Tech for Good: Brili applies enterprise tech to child psychology

brili

As part of a regular series powered by IBM, BetaKit interviews Canadian tech leaders using innovation for the greater good.


The rapid pace of technological innovation leads to the development of new products and services each year. However, there’s also another kind of innovation that applies new technologies to problems where the current solution is correct in theory, but impossible to implement in practice.

Caring for a child with a learning disability requires the latter kind of innovation.

Inspired by founder Pierre Séguin’s time as a software development team lead, Brili is a system that uses gamification to empower children with learning disabilities.

The app helps children follow a routine and receive a reward for completion, per psychologist-documented best practices. The technology uses IBM Cloud to help provide a real-time tracking dashboard for parents. Brili is currently working to add artificial intelligence (AI)-based algorithms to enhance its existing trend analysis features.

The parent trap

“My goal is for families to enjoy their time together without getting upset, and for kids to have self-confidence in their ability to get through daily life,” said Séguin.

Child psychology has well-documented processes for working with children that suffer from ADD, ADHD, and other learning disabilities, explained Séguin. Common among them is the requirement for a consistent, easy-to-follow routine.
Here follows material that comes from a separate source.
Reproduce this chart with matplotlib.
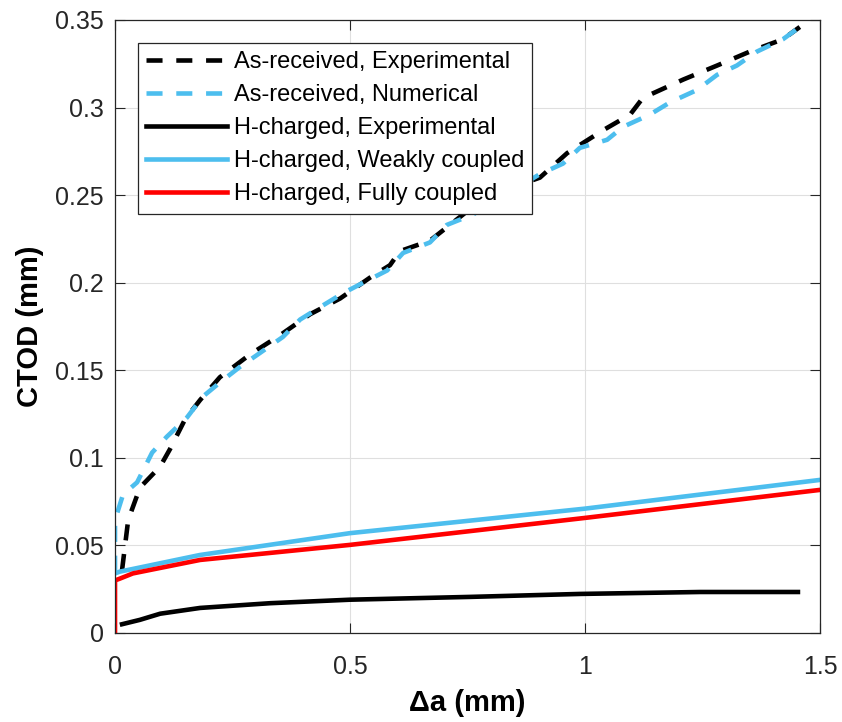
import matplotlib
matplotlib.use("Agg")
import matplotlib.pyplot as plt

plt.rcParams['font.family'] = ['Liberation Sans', 'DejaVu Sans']

# As-received, experimental (black dashed)
ar_exp_x = [0.015, 0.028, 0.053, 0.096, 0.117, 0.149, 0.181, 0.223, 0.287, 0.351, 0.415,
            0.479, 0.543, 0.585, 0.606, 0.670, 0.755, 0.798, 0.904, 0.962, 0.983, 1.038,
            1.096, 1.123, 1.209, 1.281, 1.351, 1.421, 1.457]
ar_exp_y = [0.036, 0.0645, 0.083, 0.095, 0.105, 0.122, 0.133, 0.146, 0.159, 0.170, 0.182,
            0.191, 0.203, 0.210, 0.218, 0.224, 0.242, 0.250, 0.260, 0.274, 0.2776, 0.287,
            0.296, 0.3055, 0.316, 0.324, 0.332, 0.339, 0.346]

# As-received, numerical (blue dashed)
ar_num_x = [0.0, 0.0, 0.017, 0.047, 0.079, 0.110, 0.153, 0.187, 0.223, 0.266, 0.309, 0.357,
            0.394, 0.436, 0.485, 0.528, 0.579, 0.613, 0.670, 0.706, 0.762, 0.904, 0.953,
            0.989, 1.047, 1.081, 1.138, 1.181, 1.238, 1.281, 1.323, 1.366, 1.421, 1.457]
ar_num_y = [0.035, 0.0645, 0.079, 0.086, 0.103, 0.112, 0.123, 0.135, 0.143, 0.152, 0.160, 0.169,
            0.179, 0.186, 0.194, 0.200, 0.207, 0.217, 0.223, 0.233, 0.239, 0.262, 0.268,
            0.277, 0.2816, 0.289, 0.296, 0.303, 0.310, 0.3187, 0.324, 0.332, 0.339, 0.346]

# H-charged, experimental (black solid)
hc_exp_x = [0.015, 0.053, 0.096, 0.181, 0.330, 0.500, 0.755, 0.990, 1.245, 1.453]
hc_exp_y = [0.005, 0.0075, 0.011, 0.0143, 0.017, 0.019, 0.0206, 0.0223, 0.0234, 0.0234]

# H-charged, weakly coupled (blue solid)
hc_weak_x = [0.0, 0.01, 0.18, 0.50, 1.00, 1.50]
hc_weak_y = [0.034, 0.035, 0.0445, 0.057, 0.071, 0.0874]

# H-charged, fully coupled (red solid)
hc_full_x = [0.0, 0.0, 0.01, 0.038, 0.075, 0.181, 0.50, 1.00, 1.50]
hc_full_y = [0.0, 0.030, 0.031, 0.034, 0.036, 0.0417, 0.0503, 0.0657, 0.0817]

labels = ["As-received, Experimental", "As-received, Numerical",
          "H-charged, Experimental", "H-charged, Weakly coupled",
          "H-charged, Fully coupled"]

blue = '#4DBEEE'
red = '#FF0000'

fig = plt.figure(figsize=(8.42, 7.22), dpi=100)
ax = fig.add_axes([0.1366, 0.1233, 0.8373, 0.849])

lw = 3.3
dash = (0, (3.5, 3.0))
ax.plot(ar_exp_x, ar_exp_y, color='black', lw=lw, linestyle=dash, label=labels[0])
ax.plot(ar_num_x, ar_num_y, color=blue, lw=lw, linestyle=dash, label=labels[1])
ax.plot(hc_exp_x, hc_exp_y, color='black', lw=lw, label=labels[2])
ax.plot(hc_weak_x, hc_weak_y, color=blue, lw=lw, label=labels[3])
ax.plot(hc_full_x, hc_full_y, color=red, lw=lw, label=labels[4])

ax.set_xlim(0, 1.5)
ax.set_ylim(0, 0.35)
ax.set_xticks([0, 0.5, 1, 1.5])
ax.set_xticklabels(["0", "0.5", "1", "1.5"])
ax.set_yticks([0, 0.05, 0.1, 0.15, 0.2, 0.25, 0.3, 0.35])
ax.set_yticklabels(["0", "0.05", "0.1", "0.15", "0.2", "0.25", "0.3", "0.35"])
ax.tick_params(direction='in', top=True, right=True, labelsize=18, length=7,
               width=0.8, colors='#262626', pad=8)
ax.tick_params(axis='x', pad=16)
ax.grid(True, color='#DFDFDF', lw=0.8)
ax.set_axisbelow(True)
for s in ax.spines.values():
    s.set_color('#262626')
    s.set_linewidth(0.9)

ax.set_xlabel("Δa (mm)", fontsize=21, fontweight='bold', labelpad=7)
ax.set_ylabel("CTOD (mm)", fontsize=21, fontweight='bold', labelpad=8)

leg = ax.legend(loc='upper left', bbox_to_anchor=(0.0326, 0.963), borderaxespad=0,
                fontsize=17, handlelength=3.4, labelspacing=0.47, fancybox=False,
                framealpha=1, edgecolor='#262626', borderpad=0.35, handletextpad=0.3)
leg.get_frame().set_linewidth(0.9)

fig.savefig("out.png", dpi=100)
Further, the child needs patience from parents and the ability to self-manage as much as possible.

Brili
The Brili platform

“The process is well-known,” Séguin continued. “The problem arises when the parent is unable to follow best practices.”

Without the right technology, parents often juggle many tools to help their child with a consistent routine: a written list of daily tasks, a timer or other method of staying on track, a reward to encourage good behaviour, and enough patience themselves to outlast the tantrums.

“Some are very lucky to have parents who can invest the time to help them through the day, but the majority of parents are just doing the best they can with limited time and resources,” noted Séguin.

An enterprise-grade solution

The platform that Séguin built to help parents and kids alike uses a gamified, kid-facing dashboard accessed through an iOS or Android app or web browser. Parents set up the routine, but the process is entirely kid-owned.

“Using a cloud-based solution, kids log into the app and receive a prompt for their daily routine,” explained Séguin. “As kids receive guidance from the app and complete activities, they mark it in the app, hopefully before the allotted time for the task runs out. Every second that they save from doing their tasks quickly adds to their free time reward at the end.”

Pierre Séguin originally got the idea for Brili as an agile software product owner.

With the Brili app, the kid is in control. They get the confidence of checking a task as complete, and feel motivated to beat the timer because it means they get a reward, Séguin said. All the while, parents have data in real-time so they can see how their kid is progressing.

If this technology sounds similar to an enterprise task tracker (minus the free time reward at the end), it’s because Séguin originally got the idea for Brili as an agile software product owner.

“I had designed screens in the office that showed all of our projects, how complete they were, and the time remaining to completion,” he said. “I realized that I could leverage this technology for kids.”

Building from its initial cloud-computing model and again taking a hint from the enterprise, Brili has AI integration on its roadmap using IBM Watson.

The company is currently planning a system that uses AI to analyze kid-level data to deliver recommendations and pattern analysis to parents.

“Watson could look into task completion rates, routine patterns, and other factors,” said Séguin. “The plan is to not only help parents paint a full picture of their child’s progress, but also predict the inputs that will lead to the highest success. This could mean a shift in the sequence of tasks, offering more time for a certain type of activity, etc.”

Growth prospects

Brili’s current mission is to remain focused on child health enablement. Once the underlying technology is more predictive, however, Séguin sees a variety of applications for the platform.

“ADHD in particular is very heritable,” he said. “That means if we are helping a kid with ADHD, it’s highly likely that the parent also has ADHD.”

Séguin says the company is looking at how its platform can extend to help adults with things like meeting agenda management, or helping seniors who need to be monitored throughout their daily tasks for health reasons.

“The technology itself has a lot of applications, but we don’t want to spread ourselves too thin,” said Séguin. “We want to dedicate resources to helping children right now, and do that right so kids with learning disabilities gain the confidence they need to succeed.